QUESTIONER: I do have two questions actually. So one is the exceptional access that Greece is under at the moment is projected to fall below that line with the period up to the end of the year. So would you expect that the Greek program in order for you to sign off to that might not need — if you don’t need the exception access debt restructuring at all? Could you envision such a scenario?
That’s one question.
MR. MURRAY: Okay. You want to hit me with the other question or do you want me to take that one first? Okay, I’ll take this one first.
You’re correct that the current trajectory will get it below the threshold. You mentioned beyond that, I don’t really have anything. I can’t give you any steer on what that will mean by year end. What we said last week, just to remind what I just said, is that if everything falls into place we could be in a position to have a Fund program brought to the Board by the end of the year, but beyond that — that’s the only end of year feature I can touch on right now.
Second question, sure.
QUESTIONER: As far as I understand the IMF at the Eurogroup signed off basically to the completion of the review based on what the Greek authorities had brought to the table and promised to do, but not on the debt relief. So basically that the Europeans were proposing. So is it true, is it correct kind of get from that that no further measures are needed from the Greek side and nothing more is needed by the IMF that is not currently at the Eurogroup agreed in order for this review to be completed?
MR. MURRAY: I really — that’s — no, I think right now what we’re working on is the European partners and Greece is working on its program, finalizing the details of its program. So until that’s done you really should talk to the Europeans, I mean first of all about the nitty gritty of the program that they’re working on. I don’t have blow-by-blow on that. It’s really up the Europeans to elaborate on where things stand.
Once we get through that process that gives you part of the calculus and will help determine our relationship, the Fund’s specific relationship with the Greeks going forward. But we have to get through this process right now, which is really pretty much European focused. Beyond that I can’t elaborate.
The gentleman in the back.
QUESTIONER: We learned a couple of months ago that Greece is the big receiver of technical support of the IMF and especially regarding tax collecting. So what did we learn from your report a couple of weeks ago, that there hasn’t been any progress in tax collecting in Greece. What went wrong? That’s the first question.
The second question is I’m looking at the interview Obstfeld gave and there is one sentence that crossed my mind, like curiosity, and it says, and I quote, “Of course there are limits” — it’s regarding austerity — “Of course there are limits to the pain economies can or should sustain. So in special difficult cases we recommend debt re-profiling. And that is an approach we are currently recommending Greece.” Does that mean that poor people in Greece are worse off than a lot of other poor people in countries with higher debt problems?

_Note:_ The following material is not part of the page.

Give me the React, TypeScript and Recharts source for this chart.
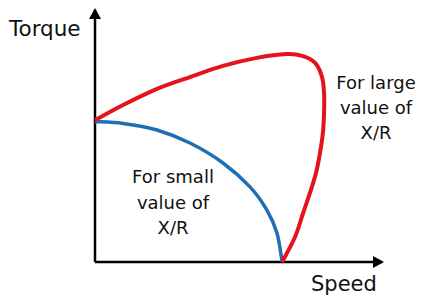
import React from "react";
import { LineChart, Line, XAxis, YAxis, ReferenceDot, ReferenceLine, Customized } from "recharts";

// Torque–speed characteristic for two X/R ratios (speed and torque in % of axis range)
const largeSpeed = [0, 9.8, 21.6, 33.1, 44.6, 56.4, 66.9, 72.5, 76.7, 79.1, 79.8, 79.8, 79.4, 78.4, 77.0, 74.9, 72.5, 69.7, 65.2];
const largeTorque = [56.3, 62.3, 68.7, 73.4, 77.8, 81.0, 82.5, 81.7, 79.0, 73.4, 67.1, 59.1, 51.2, 43.3, 35.3, 27.4, 19.4, 9.9, 0];

const smallSpeed = [0, 9.8, 21.6, 33.1, 44.6, 54.0, 59.9, 63.4, 65.2];
const smallTorque = [55.7, 55.0, 52.4, 47.2, 39.3, 29.8, 20.6, 11.5, 0];

const largeLabel = ["For large", "value of", "X/R"];
const smallLabel = ["For small", "value of", "X/R"];

const largeData = largeSpeed.map((s, i) => ({ speed: s, torque: largeTorque[i] }));
const smallData = smallSpeed.map((s, i) => ({ speed: s, torque: smallTorque[i] }));

const FONT = "'DejaVu Sans', sans-serif";

// Catmull-Rom spline through every point; works for paths that turn back on x.
const catmullRom = (context: any) => {
  let pts: number[][] = [];
  return {
    areaStart() {},
    areaEnd() {},
    lineStart() {
      pts = [];
    },
    point(x: number, y: number) {
      pts.push([+x, +y]);
    },
    lineEnd() {
      if (!pts.length) return;
      context.moveTo(pts[0][0], pts[0][1]);
      for (let i = 0; i < pts.length - 1; i++) {
        const p0 = pts[i - 1] || pts[i];
        const p1 = pts[i];
        const p2 = pts[i + 1];
        const p3 = pts[i + 2] || pts[i + 1];
        context.bezierCurveTo(
          p1[0] + (p2[0] - p0[0]) / 6,
          p1[1] + (p2[1] - p0[1]) / 6,
          p2[0] - (p3[0] - p1[0]) / 6,
          p2[1] - (p3[1] - p1[1]) / 6,
          p2[0],
          p2[1]
        );
      }
    },
  };
};

const RightArrow = (props: any) => {
  const { cx, cy } = props;
  return <path d={`M${cx + 2},${cy} L${cx - 9},${cy - 6} L${cx - 9},${cy + 6} Z`} fill="#000" />;
};

const UpArrow = (props: any) => {
  const { cx, cy } = props;
  return <path d={`M${cx},${cy - 2} L${cx - 6},${cy + 9} L${cx + 6},${cy + 9} Z`} fill="#000" />;
};

const Annotations = () => (
  <g fontFamily={FONT} fill="#111">
    <text x={9} y={36} fontSize={21.5}>Torque</text>
    <text x={311} y={291} fontSize={21}>Speed</text>
    {largeLabel.map((t, i) => (
      <text key={t} x={376} y={89 + i * 25} fontSize={18} textAnchor="middle">{t}</text>
    ))}
    {smallLabel.map((t, i) => (
      <text key={t} x={173} y={183 + i * 25.5} fontSize={18} textAnchor="middle">{t}</text>
    ))}
  </g>
);

export default function App() {
  return (
    <div style={{ position: "absolute", left: 0, top: 0, background: "#fff" }}>
      <LineChart width={443} height={306} margin={{ top: 10, right: 61, bottom: 44, left: 95 }}>
        <XAxis type="number" dataKey="speed" domain={[0, 100]} hide />
        <YAxis type="number" dataKey="torque" domain={[0, 100]} hide />
        <ReferenceLine x={0} stroke="#000" strokeWidth={2.5} ifOverflow="visible" />
        <ReferenceLine y={0} stroke="#000" strokeWidth={2.5} ifOverflow="visible" />
        <Line
          data={smallData}
          dataKey="torque"
          type={catmullRom as any}
          stroke="#1f6fb5"
          strokeWidth={3.5}
          dot={false}
          isAnimationActive={false}
        />
        <Line
          data={largeData}
          dataKey="torque"
          type={catmullRom as any}
          stroke="#e5141c"
          strokeWidth={4}
          dot={false}
          isAnimationActive={false}
        />
        <ReferenceDot x={100} y={0} r={0} shape={RightArrow} ifOverflow="visible" />
        <ReferenceDot x={0} y={100} r={0} shape={UpArrow} ifOverflow="visible" />
        <Customized component={Annotations} />
      </LineChart>
    </div>
  );
}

MR. MURRAY: Okay. Your first — this is the interview in which newspaper? It’s a German newspaper, correct? Is that –
QUESTIONER: No, the one where he gave to –
MR. MURRAY: I just want it for the record just so everybody knows which interview we’re talking about.
QUESTIONER: What you are spreading today.
MR. MURRAY: Oh, you’re talking about the IMF survey interview today?
QUESTIONER: Survey, yes.
MR. MURRAY: Okay. Sorry. Let me step back a second on that. Thank you very much. For viewers, we are releasing today a brief IMF survey. It’s going to be released publicly at 10:30 a.m. our time, 14:30 GMT.
So I really am not going to try to elaborate upon what our Chief Economist states in this interview. I mean, look, we can get back to you with more detail, but I’m not prepared to give you comparatives between Greece and other countries and the state of poor in the various European countries. I’m sorry I’m not prepared to offer you a comment on that.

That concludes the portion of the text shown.